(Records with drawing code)
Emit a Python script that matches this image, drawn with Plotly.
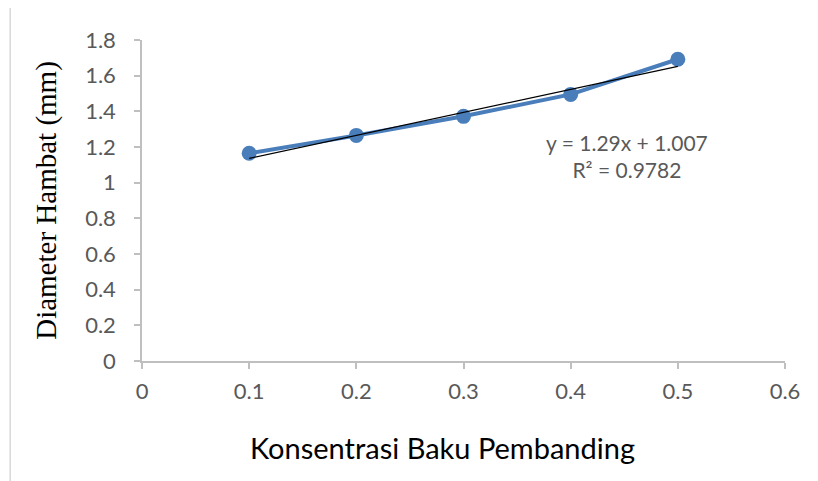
import plotly.graph_objects as go

x_vals = [0.1, 0.2, 0.3, 0.4, 0.5]
y_vals = [1.165, 1.265, 1.372, 1.495, 1.692]
slope = 1.29
intercept = 1.007
eq_text = "y = 1.29x + 1.007<br>R² = 0.9782"
x_title = "Konsentrasi Baku Pembanding"
y_title = "Diameter Hambat (mm)"
x_ticks = [0, 0.1, 0.2, 0.3, 0.4, 0.5, 0.6]
x_tick_text = ["0", "0.1", "0.2", "0.3", "0.4", "0.5", "0.6"]
y_ticks = [0, 0.2, 0.4, 0.6, 0.8, 1, 1.2, 1.4, 1.6, 1.8]
y_tick_text = ["0", "0.2", "0.4", "0.6", "0.8", "1", "1.2", "1.4", "1.6", "1.8"]

trend_y = [slope * v + intercept for v in x_vals]
SANS = "Lato, Open Sans, sans-serif"

fig = go.Figure()
fig.add_trace(go.Scatter(
    x=x_vals, y=y_vals, mode="lines+markers",
    line=dict(color="#4a7ebb", width=4),
    marker=dict(color="#4a7ebb", size=15),
    showlegend=False, hoverinfo="skip"))
fig.add_trace(go.Scatter(
    x=[x_vals[0], x_vals[-1]], y=[trend_y[0], trend_y[-1]], mode="lines",
    line=dict(color="black", width=1.3),
    showlegend=False, hoverinfo="skip"))

fig.add_annotation(x=0.4526, y=1.15, xref="x", yref="y", text=eq_text,
                   showarrow=False, align="center",
                   font=dict(family=SANS, size=21, color="#595959"))

# x-axis title (offset slightly left of axis centre, as in the reference)
fig.add_annotation(x=0.467, y=-0.271, xref="paper", yref="paper", text=x_title,
                   showarrow=False, xanchor="center", yanchor="middle",
                   font=dict(family=SANS, size=29, color="black"))

axis_common = dict(showgrid=False, zeroline=False, showline=True,
                   linecolor="#BFBFBF", linewidth=1.5,
                   ticks="outside", tickcolor="#BFBFBF", ticklen=6, tickwidth=1.5,
                   tickfont=dict(family=SANS, size=22, color="#595959"))

fig.update_xaxes(range=[0, 0.6], tickvals=x_ticks, ticktext=x_tick_text,
                 ticklabelstandoff=4, **axis_common)
fig.update_yaxes(range=[0, 1.8], tickvals=y_ticks, ticktext=y_tick_text,
                 ticklabelstandoff=14,
                 title=dict(text=y_title, standoff=20,
                            font=dict(family="Liberation Serif, serif", size=29, color="black")),
                 **axis_common)

fig.add_shape(type="rect", xref="paper", yref="paper",
              x0=-0.205, x1=1.06, y0=-0.4, y1=1.106,
              line=dict(color="#D9D9D9", width=1.5), fillcolor="rgba(0,0,0,0)", layer="below")

fig.update_layout(width=818, height=481, plot_bgcolor="white", paper_bgcolor="white",
                  margin=dict(l=134, r=41, t=32, b=128))

fig.write_html("out.html")
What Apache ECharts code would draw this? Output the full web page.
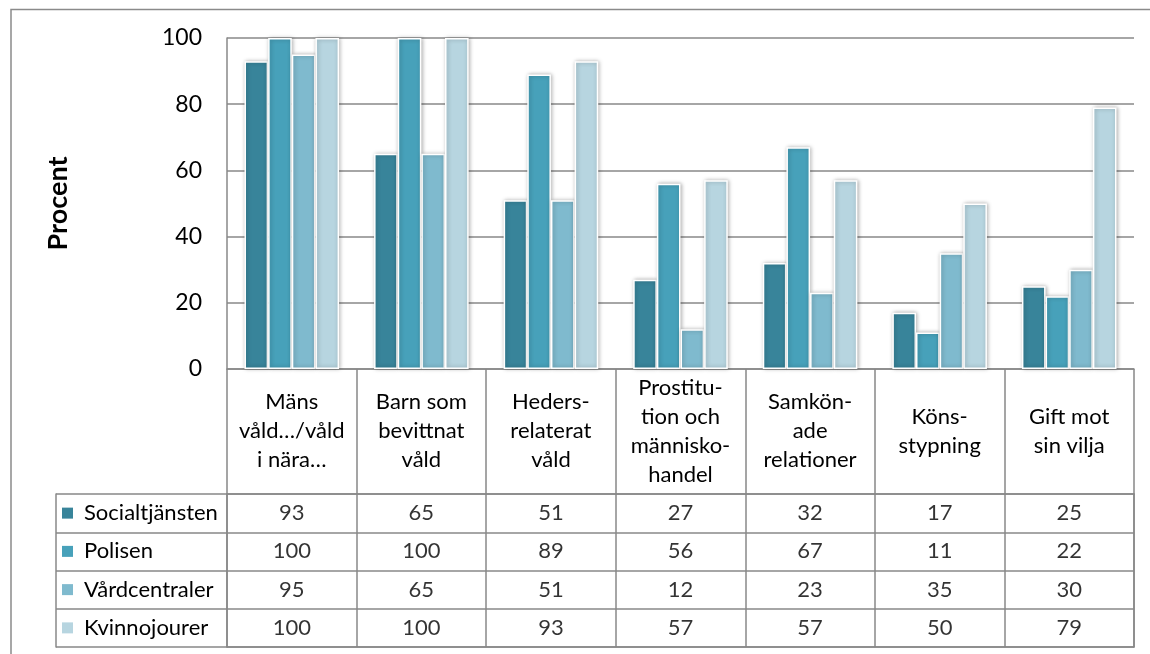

• **Task to carry out**: Repeat the lines from where the entries begin to the line with "import plotly.graph_objects as go", both included. Any picture is left out.

• **Output below**:
Emit a Python script that matches this image, drawn with Plotly.
import plotly.graph_objects as go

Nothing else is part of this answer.